Je reste persuadé qu’en termes de gouvernance, nous avons l’une des meilleures gouvernances en Afrique. La preuve, depuis 2009, il n’y a pas de fédération plus stable que la nôtre. Il y a certes eu des phénomènes cycliques au tout début de notre mandat, mais depuis 2015, il n’y a eu aucun problème de gouvernance. Nous nous sommes dotés d’instruments de gouvernance modernes ; que ce soit au plan financier avec des manuels de procédure financière, mais aussi au plan juridique. Nos textes qui sont issus de la normalisation en 2009 étaient des textes de qualité, mais c’étaient des textes, des statuts de sortie de crise, avec des éléments, des composantes, dont on n’a plus besoin. C’est pour cela d’ailleurs que notre équipe fédérale, pour la période 2021-2025, a travaillé à la révision de nos textes, et c’est pratiquement au stade final. Donc quand quelqu’un parle de venir et réviser les textes, je pense que c’est pour parachever notre révision. N’eût été la proximité des élections, les nouveaux statuts auraient été adoptés. Au niveau de la gouvernance toujours, nous tenons régulièrement nos Assemblées générales et présentons régulièrement nos rapports d’activités et financiers, qui sont certifiés par des auditeurs internes et externes. Nous faisons aussi l’objet d’audits réguliers deux fois par année de la Fifa, qui vient vérifier le sort réservé au fonds qu’elle a mis à notre disposition. Nous sommes aussi l’une des premières fédérations en Afrique à s’être dotées d’un manuel de procédure financière et administrative qu’on applique à la lettre. Et les bons résultats en termes de gestion financière nous ont valu ces investissements énormes qui font aujourd’hui que la Fédération a un gros patrimoine avec ses centres et stades fédéraux. C’est autant d’acquis si nous devions être appelés à partir que nous léguerions aux futurs dirigeants. Mais comme je l’ai dit, nous avons d’abord envie de parachever tout cela pour transmettre quelque chose de viable à ceux qui sont appelés demain à nous succéder.
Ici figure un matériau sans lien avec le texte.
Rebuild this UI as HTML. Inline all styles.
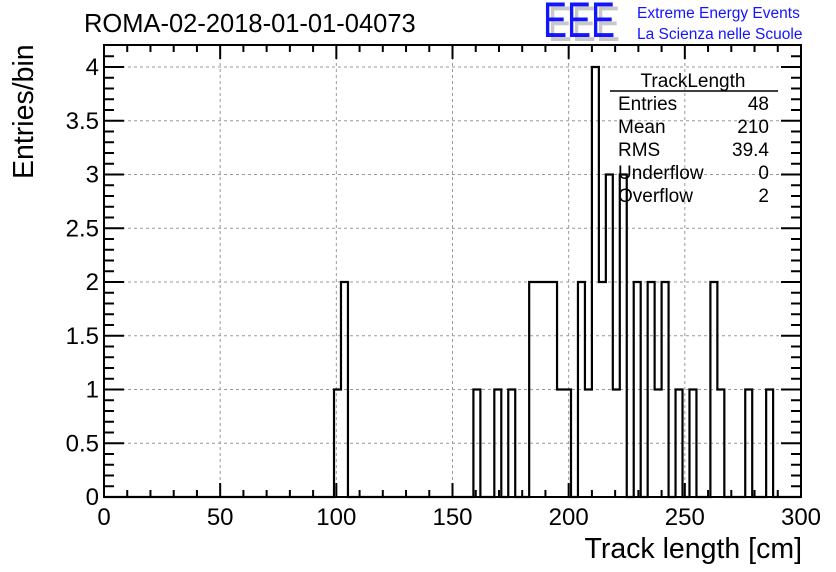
<!DOCTYPE html>
<html><head><meta charset="utf-8"><style>
body{margin:0;background:#fff}
svg{display:block;font-family:"Liberation Sans",Arial,sans-serif}
</style></head><body>
<svg id="c" width="836" height="572" viewBox="0 0 836 572">
<rect width="836" height="572" fill="#fff"/>
<text x="84" y="32" font-size="25.5">ROMA-02-2018-01-01-04073</text>
<g>
<text transform="translate(548,41) scale(0.72,1)" font-size="50" fill="#c8c8c8">EEE</text>
<text transform="translate(543,37) scale(0.72,1)" font-size="50" fill="#1414ff">EEE</text>
<text x="637" y="18" font-size="15.5" fill="#1414ff">Extreme Energy Events</text>
<text x="637" y="39" font-size="15.5" fill="#1414ff">La Scienza nelle Scuole</text>
</g>
<g id="grid"></g>
<g id="hist"></g>
<g id="axes"></g>
<text x="802" y="558" font-size="28.5" text-anchor="end">Track length [cm]</text>
<text transform="translate(33,179) rotate(-90)" font-size="28.5" text-anchor="start">Entries/bin</text>
<g font-size="19">
<text x="693" y="87" text-anchor="middle">TrackLength</text>
<line x1="610" y1="91" x2="778" y2="91" stroke="#000" stroke-width="1.5"/>
<text x="618" y="110">Entries</text><text x="769" y="110" text-anchor="end">48</text>
<text x="618" y="133">Mean</text><text x="769" y="133" text-anchor="end">210</text>
<text x="618" y="156">RMS</text><text x="769" y="156" text-anchor="end">39.4</text>
<text x="618" y="179">Underflow</text><text x="769" y="179" text-anchor="end">0</text>
<text x="618" y="202">Overflow</text><text x="769" y="202" text-anchor="end">2</text>
</g>
</svg>
<script>
const binLows=[99,102,159,168,174,183,186,189,192,195,198,204,207,210,213,216,219,222,228,234,237,240,246,252,261,264,276,285];
const binCounts=[1,2,1,1,1,2,2,2,2,1,1,2,1,4,2,3,1,3,2,2,1,2,1,1,2,1,1,1];
const xTickLabels=["0","50","100","150","200","250","300"];
const yTickLabels=["0","0.5","1","1.5","2","2.5","3","3.5","4"];
const binWidth=3;
const L=104,R=801,T=45,B=497;
const X=v=>L+(v/300)*(R-L);
const Y=v=>B-v*107.5;
const NS="http://www.w3.org/2000/svg";
function mk(tag,attrs,parent){const e=document.createElementNS(NS,tag);for(const k in attrs)e.setAttribute(k,attrs[k]);parent.appendChild(e);return e;}
const grid=document.getElementById('grid'),hist=document.getElementById('hist'),axes=document.getElementById('axes');
xTickLabels.forEach(t=>{const v=+t;if(v>0&&v<300){const l=mk('line',{x1:X(v),x2:X(v),y1:T,y2:B,stroke:'#999','stroke-dasharray':'3,3','stroke-width':1},grid);

}});
yTickLabels.forEach(t=>{const v=+t;if(v>0){const l=mk('line',{x1:L,x2:R,y1:Y(v),y2:Y(v),stroke:'#999','stroke-dasharray':'3,3','stroke-width':1},grid);

}});
const counts=new Array(100).fill(0);
binLows.forEach((lo,i)=>{counts[Math.round(lo/binWidth)]=binCounts[i];});
let d=`M${X(0)},${Y(0)}`;
for(let i=0;i<100;i++){d+=` L${X(i*binWidth)},${Y(counts[i])} L${X((i+1)*binWidth)},${Y(counts[i])}`;}
const p=mk('path',{d:d,fill:'none',stroke:'#000','stroke-width':2.2},hist);


const f=mk('rect',{x:L,y:T,width:R-L,height:B-T,fill:'none',stroke:'#000','stroke-width':2},axes);


for(let v=0;v<=300;v+=10){const len=v%50===0?14:7;
mk('line',{x1:X(v),x2:X(v),y1:B,y2:B-len,stroke:'#000','stroke-width':2},axes);
mk('line',{x1:X(v),x2:X(v),y1:T,y2:T+len,stroke:'#000','stroke-width':2},axes);}
xTickLabels.forEach(t=>{const tx=mk('text',{x:X(+t),y:525,'font-size':24,'text-anchor':'middle'},axes);tx.textContent=t;

});
for(let k=0;k<=41;k++){const v=k/10;const len=k%5===0?20:10;
mk('line',{x1:L,x2:L+len,y1:Y(v),y2:Y(v),stroke:'#000','stroke-width':2},axes);
mk('line',{x1:R,x2:R-len,y1:Y(v),y2:Y(v),stroke:'#000','stroke-width':2},axes);}
yTickLabels.forEach(t=>{const tx=mk('text',{x:99,y:Y(+t)+8,'font-size':24,'text-anchor':'end'},axes);tx.textContent=t;

});
</script>
</body></html>
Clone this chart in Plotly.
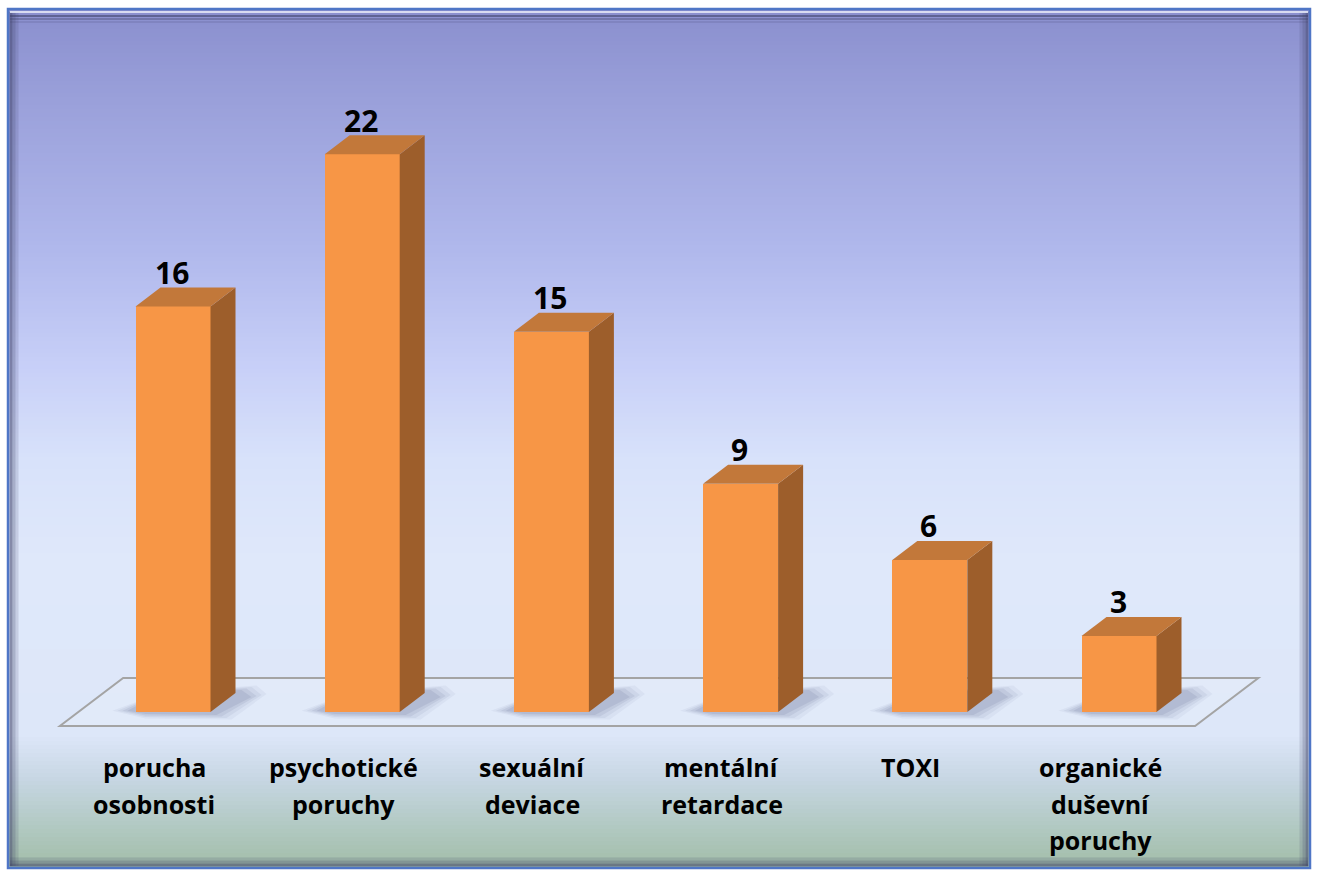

Nous avons la responsabilité morale de leur livrer une Fédération en bon état, qui continue à être performante à tous les niveaux.
Me Augustin Senghor est-il plus serein aujourd’hui qu’en 2021 ?
Je dirais que je suis beaucoup plus serein aujourd’hui, parce qu’en 2021, nous avions réalisé beaucoup d’avancées, malheureusement, nous n’avions pas gagné. Si j’avais arrêté, je serais parti le cœur gros, parce que malgré toutes nos réalisations, nous n’avions pas eu cette réussite pour remporter le trophée continental. Mais pour cette année, je suis beaucoup plus serein, plus posé, plus réfléchi. Et comme vous avez pu le remarquer, pendant toute cette période, j’ai été très silencieux, parce que j’étais en pleine réflexion sur la décision à prendre. Il y a eu des éléments objectifs qui sont rentrés en ligne de compte, mais aussi des comportements qui m’ont poussé à dire, attention, il faut qu’on évite que le football soit rattrapé par des comportements qu’on voit très souvent en politique, qui veuillent que des groupes s’organisent pour faire une Opa (Ndlr : offre publique d’acquisition) sur une organisation, et ça, ça peut être lourd de danger. Aujourd’hui, nous devons essayer de travailler sur une continuité et sur une ouverture, c’est-à-dire garder le socle d’expertise et de connaissances que nous avons à l’interne, mais aussi accueillir d’autres compétences du dehors qui vont apporter une plus-value, un regard neuf sur notre football pour qu’on puisse franchir des bonds qualitatifs dans le futur.